How to properly communicate in line with American cultural scripts?
Americans deem silence an enemy. Silence makes them embarrassed, which is why they invented the small talk, or at least have mastered it to perfection. It is generally a short, introductory conversation, very often casual, and its aim is to fill up the embarrassment of silence and to make social bonds.
Let’s consider 5 ways of engaging in small talk:
1. Standard greetings
‘How are you?’, ‘How are you doing?’, ‘How is your day going?’
These are conversation openers and they mean nothing more than: Hello, I recognise your presence.
No matter how you feel, the right answer is a short: ‘Fine, thanks, yourself?’, or ‘I am good, how about you?’.
When talking to Americans, we should by no means apply our own Polish communication code, where this sort of questions is treated as genuine interest in the other person’s wellbeing or their current life situation. Americans may feel confounded when you start talking e.g. about your struggle with exams or hardships in the family. Polish people will rather focus on the negative aspects of current events, the rest is ignored, because when all is fine and dandy, Poles don’t feel the urge to report it, unless of course they want to brag.
2. Commenting on the surroundings
‘What a beautiful weather we’ve got today’, ‘It’s a magnificent view, isn’t it?’ or ‘The air smells lovely today’.
For Polish people, but also for all other Europeans and people raised in high context cultures, verbalising absolutely everything within our eyes’ reach might seem, to say the least, somewhat ridiculous.

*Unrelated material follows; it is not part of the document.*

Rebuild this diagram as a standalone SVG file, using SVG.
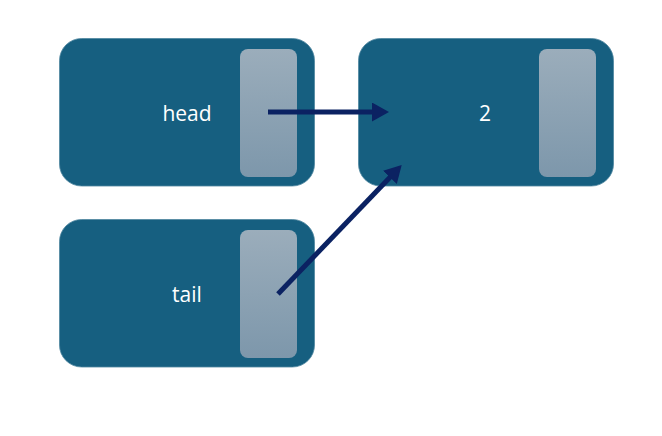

For Americans, it is a norm.
‘Your dress is gorgeous’, ‘I love your suit’ – to which we will hear a reply such as: ‘Thank you for noticing’, or ‘Thank you, I am glad you like it’. Exchange of compliments and courtesy perfectly fits into the American notion of small talk.
4. Open questions
‘How long have you been working here?’ ‘How did you and the host meet?’ ‘What are your plans for this summer holiday?’ ‘What would you recommend me to see while visiting …’ . One other typical question raised by Americans is ‘What do you do for living?’ – many cultures consider this question offensive, because it is believed to be a very private one, and therefore could infringe on a person’s privacy.
5. Commenting on current events and affairs
‘Did you see the game yesterday? What do you think about it?’ ‘Have you heard of the Honolulu fire? Three people are believed to have died. It’s terrible!’
Small talk is about sustaining a conversation which is supposed to be light, nice and pleasant. Such a skill is definitely worth developing, because not only will it help you to effectively build relations with Americans – through those seemingly casual conversations you will also gain a better insight into people and the realities they live in.